Rows from a dataset of charts and code
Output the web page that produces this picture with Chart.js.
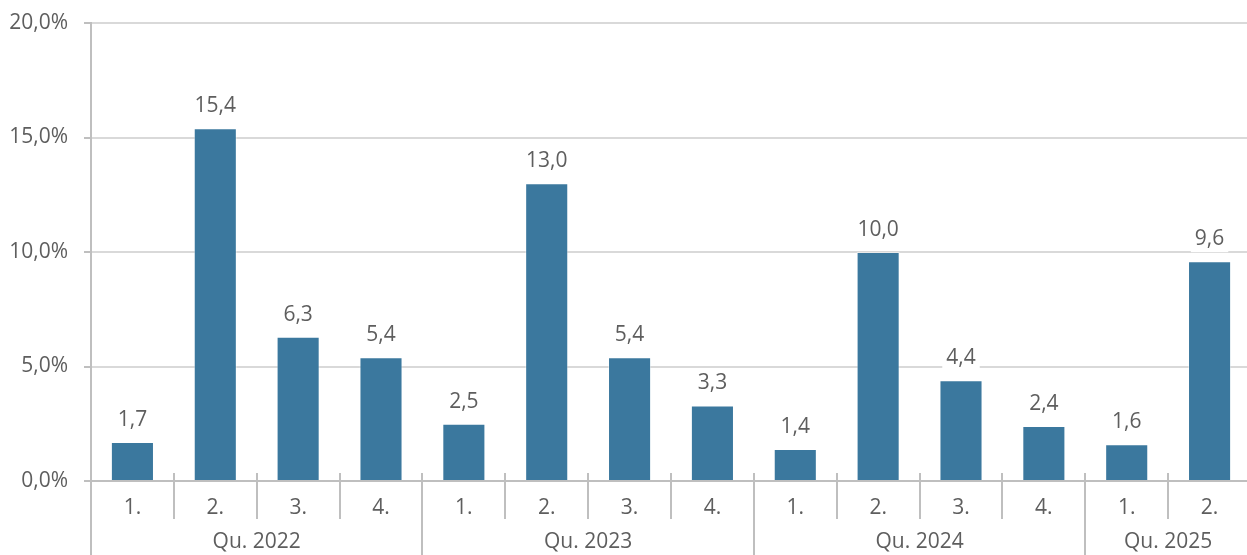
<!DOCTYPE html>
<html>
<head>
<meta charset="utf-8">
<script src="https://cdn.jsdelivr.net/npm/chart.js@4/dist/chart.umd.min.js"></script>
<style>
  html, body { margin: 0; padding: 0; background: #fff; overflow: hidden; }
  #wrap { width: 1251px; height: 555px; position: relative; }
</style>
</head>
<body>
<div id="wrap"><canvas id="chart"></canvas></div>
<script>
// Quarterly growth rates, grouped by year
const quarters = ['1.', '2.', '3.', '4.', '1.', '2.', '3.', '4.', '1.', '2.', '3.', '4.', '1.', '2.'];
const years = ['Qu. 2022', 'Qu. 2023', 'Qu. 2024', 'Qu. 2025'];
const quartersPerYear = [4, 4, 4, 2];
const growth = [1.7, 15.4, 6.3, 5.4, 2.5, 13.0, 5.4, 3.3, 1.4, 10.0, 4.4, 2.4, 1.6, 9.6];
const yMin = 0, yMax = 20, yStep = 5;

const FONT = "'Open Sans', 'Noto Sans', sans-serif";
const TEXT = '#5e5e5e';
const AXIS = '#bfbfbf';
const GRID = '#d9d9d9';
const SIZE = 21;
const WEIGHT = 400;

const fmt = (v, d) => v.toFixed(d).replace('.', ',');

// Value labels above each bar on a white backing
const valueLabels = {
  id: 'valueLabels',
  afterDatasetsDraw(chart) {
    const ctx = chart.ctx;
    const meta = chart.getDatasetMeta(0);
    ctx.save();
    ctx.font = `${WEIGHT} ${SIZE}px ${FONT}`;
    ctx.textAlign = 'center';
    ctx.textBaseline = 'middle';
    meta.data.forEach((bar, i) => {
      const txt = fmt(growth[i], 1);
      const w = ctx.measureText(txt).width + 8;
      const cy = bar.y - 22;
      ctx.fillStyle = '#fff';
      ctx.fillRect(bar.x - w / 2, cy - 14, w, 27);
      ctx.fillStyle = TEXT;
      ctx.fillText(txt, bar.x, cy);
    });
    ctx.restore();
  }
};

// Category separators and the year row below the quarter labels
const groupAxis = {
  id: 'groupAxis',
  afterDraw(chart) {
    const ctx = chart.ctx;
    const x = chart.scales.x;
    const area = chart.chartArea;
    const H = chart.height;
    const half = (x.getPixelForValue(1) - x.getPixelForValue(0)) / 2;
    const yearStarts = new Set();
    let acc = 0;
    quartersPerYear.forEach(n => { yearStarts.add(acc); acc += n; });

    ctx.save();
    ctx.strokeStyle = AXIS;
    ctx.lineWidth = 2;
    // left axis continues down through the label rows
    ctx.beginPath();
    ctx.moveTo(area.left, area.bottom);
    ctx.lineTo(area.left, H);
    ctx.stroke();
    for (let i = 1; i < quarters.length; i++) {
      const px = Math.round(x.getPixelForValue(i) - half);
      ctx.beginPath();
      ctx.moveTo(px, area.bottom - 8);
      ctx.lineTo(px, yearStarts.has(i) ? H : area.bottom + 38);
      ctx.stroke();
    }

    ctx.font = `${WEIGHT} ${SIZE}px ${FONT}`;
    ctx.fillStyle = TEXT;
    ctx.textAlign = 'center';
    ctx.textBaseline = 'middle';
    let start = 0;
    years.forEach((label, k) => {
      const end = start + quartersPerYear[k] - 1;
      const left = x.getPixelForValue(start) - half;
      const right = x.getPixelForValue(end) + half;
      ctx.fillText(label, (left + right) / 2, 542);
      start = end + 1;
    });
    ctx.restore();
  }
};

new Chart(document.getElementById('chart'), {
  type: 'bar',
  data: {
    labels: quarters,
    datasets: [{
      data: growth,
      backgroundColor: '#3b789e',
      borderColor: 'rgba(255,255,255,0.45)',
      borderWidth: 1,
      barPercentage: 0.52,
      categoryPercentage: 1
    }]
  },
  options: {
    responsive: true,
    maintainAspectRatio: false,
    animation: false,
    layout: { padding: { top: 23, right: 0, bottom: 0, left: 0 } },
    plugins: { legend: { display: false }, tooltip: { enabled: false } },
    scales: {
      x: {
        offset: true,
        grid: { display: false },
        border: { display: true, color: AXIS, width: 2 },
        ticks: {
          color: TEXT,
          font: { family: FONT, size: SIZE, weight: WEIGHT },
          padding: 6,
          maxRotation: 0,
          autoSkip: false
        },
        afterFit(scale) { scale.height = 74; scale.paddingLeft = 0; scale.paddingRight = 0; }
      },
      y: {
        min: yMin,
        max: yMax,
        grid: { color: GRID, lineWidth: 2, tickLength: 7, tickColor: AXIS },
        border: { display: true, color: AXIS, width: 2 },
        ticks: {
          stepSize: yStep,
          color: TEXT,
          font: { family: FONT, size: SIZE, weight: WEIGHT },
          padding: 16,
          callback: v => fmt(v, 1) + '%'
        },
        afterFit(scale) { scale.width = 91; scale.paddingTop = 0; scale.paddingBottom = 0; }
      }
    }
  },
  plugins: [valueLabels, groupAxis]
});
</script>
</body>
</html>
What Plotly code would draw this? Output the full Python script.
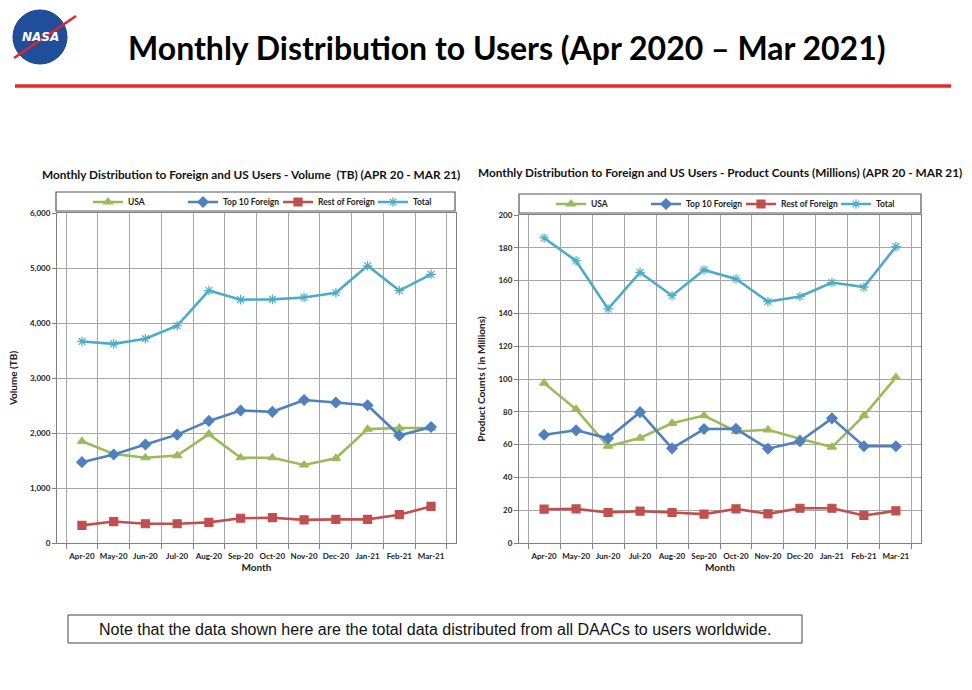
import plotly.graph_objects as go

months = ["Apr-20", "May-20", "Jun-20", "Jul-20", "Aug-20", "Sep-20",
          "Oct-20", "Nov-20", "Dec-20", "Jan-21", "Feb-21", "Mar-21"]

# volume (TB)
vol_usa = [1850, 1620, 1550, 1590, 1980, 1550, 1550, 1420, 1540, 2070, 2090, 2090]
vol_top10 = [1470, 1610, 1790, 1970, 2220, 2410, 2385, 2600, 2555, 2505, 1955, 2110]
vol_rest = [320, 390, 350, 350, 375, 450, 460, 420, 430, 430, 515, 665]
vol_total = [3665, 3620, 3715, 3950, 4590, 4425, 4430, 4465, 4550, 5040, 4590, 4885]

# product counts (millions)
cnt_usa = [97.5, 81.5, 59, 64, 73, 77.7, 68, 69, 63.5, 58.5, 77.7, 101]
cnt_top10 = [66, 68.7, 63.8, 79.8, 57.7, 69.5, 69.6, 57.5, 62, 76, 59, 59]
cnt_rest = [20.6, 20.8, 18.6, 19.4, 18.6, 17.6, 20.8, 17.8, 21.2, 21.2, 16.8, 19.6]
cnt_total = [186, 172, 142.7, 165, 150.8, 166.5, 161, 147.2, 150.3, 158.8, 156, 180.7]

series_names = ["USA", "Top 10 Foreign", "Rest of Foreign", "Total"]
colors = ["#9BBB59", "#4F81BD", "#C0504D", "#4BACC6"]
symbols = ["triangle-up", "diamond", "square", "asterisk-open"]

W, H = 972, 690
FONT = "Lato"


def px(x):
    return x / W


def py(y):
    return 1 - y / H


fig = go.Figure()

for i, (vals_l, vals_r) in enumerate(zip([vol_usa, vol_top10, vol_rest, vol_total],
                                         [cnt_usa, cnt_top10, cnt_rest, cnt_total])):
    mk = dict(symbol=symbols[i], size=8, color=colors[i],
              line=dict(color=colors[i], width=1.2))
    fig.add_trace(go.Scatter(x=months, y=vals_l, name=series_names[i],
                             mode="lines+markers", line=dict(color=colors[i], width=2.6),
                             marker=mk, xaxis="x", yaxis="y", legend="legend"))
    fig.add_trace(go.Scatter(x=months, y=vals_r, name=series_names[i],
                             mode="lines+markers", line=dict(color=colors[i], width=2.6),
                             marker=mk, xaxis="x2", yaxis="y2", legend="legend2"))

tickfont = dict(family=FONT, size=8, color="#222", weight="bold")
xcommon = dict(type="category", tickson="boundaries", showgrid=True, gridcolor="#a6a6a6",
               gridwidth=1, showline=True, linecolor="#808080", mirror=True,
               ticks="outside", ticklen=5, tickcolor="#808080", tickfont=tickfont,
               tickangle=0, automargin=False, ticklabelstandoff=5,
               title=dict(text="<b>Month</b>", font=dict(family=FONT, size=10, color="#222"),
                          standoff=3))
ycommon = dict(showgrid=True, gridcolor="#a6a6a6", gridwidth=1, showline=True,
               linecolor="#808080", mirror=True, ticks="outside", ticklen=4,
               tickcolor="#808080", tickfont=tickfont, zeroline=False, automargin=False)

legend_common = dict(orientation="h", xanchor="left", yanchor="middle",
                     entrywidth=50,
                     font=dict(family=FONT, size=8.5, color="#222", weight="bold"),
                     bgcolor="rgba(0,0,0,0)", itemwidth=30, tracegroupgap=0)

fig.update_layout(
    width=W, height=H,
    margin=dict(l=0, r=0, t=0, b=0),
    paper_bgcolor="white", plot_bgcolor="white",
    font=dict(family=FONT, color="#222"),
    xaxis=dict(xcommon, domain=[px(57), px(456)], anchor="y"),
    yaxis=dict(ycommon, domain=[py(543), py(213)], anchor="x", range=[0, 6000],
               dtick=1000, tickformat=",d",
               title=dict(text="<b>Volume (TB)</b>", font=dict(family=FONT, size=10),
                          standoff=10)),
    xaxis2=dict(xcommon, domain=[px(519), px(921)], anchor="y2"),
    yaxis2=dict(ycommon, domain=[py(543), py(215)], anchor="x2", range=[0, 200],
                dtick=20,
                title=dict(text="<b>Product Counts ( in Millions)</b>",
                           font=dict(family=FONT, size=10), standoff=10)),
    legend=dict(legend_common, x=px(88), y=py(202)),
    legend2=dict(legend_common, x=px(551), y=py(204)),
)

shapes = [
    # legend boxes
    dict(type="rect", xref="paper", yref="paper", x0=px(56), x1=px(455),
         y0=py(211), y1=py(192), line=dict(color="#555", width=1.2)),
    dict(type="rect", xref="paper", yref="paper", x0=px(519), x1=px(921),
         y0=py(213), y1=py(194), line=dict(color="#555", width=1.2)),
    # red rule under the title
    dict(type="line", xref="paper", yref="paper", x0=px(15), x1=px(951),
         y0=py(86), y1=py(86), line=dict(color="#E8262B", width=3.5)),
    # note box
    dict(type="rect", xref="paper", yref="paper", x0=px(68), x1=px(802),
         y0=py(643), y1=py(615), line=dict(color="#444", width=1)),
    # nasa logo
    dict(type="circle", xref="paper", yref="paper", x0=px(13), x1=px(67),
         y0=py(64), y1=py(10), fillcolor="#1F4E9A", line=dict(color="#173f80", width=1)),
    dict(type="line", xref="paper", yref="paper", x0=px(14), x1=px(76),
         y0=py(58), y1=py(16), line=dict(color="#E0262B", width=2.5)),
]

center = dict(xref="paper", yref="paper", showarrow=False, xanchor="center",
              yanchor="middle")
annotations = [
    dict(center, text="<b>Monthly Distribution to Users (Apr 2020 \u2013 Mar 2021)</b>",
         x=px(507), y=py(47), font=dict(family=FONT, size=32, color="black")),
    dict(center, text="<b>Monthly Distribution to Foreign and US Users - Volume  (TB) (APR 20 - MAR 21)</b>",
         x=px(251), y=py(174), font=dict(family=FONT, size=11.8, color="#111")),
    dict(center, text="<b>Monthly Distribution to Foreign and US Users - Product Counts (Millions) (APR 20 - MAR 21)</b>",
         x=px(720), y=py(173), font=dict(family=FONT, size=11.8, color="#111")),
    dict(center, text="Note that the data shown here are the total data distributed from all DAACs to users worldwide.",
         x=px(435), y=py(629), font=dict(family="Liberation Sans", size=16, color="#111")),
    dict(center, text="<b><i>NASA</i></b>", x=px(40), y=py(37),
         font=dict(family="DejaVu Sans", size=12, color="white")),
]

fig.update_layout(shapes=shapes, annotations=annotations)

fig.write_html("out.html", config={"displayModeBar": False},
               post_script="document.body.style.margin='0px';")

▶ _Aim_:
Gather all lines where the word "that" appears.

▶ _Written reply_:
Output the web page that produces this picture with Chart.js.
    dict(center, text="Note that the data shown here are the total data distributed from all DAACs to users worldwide.",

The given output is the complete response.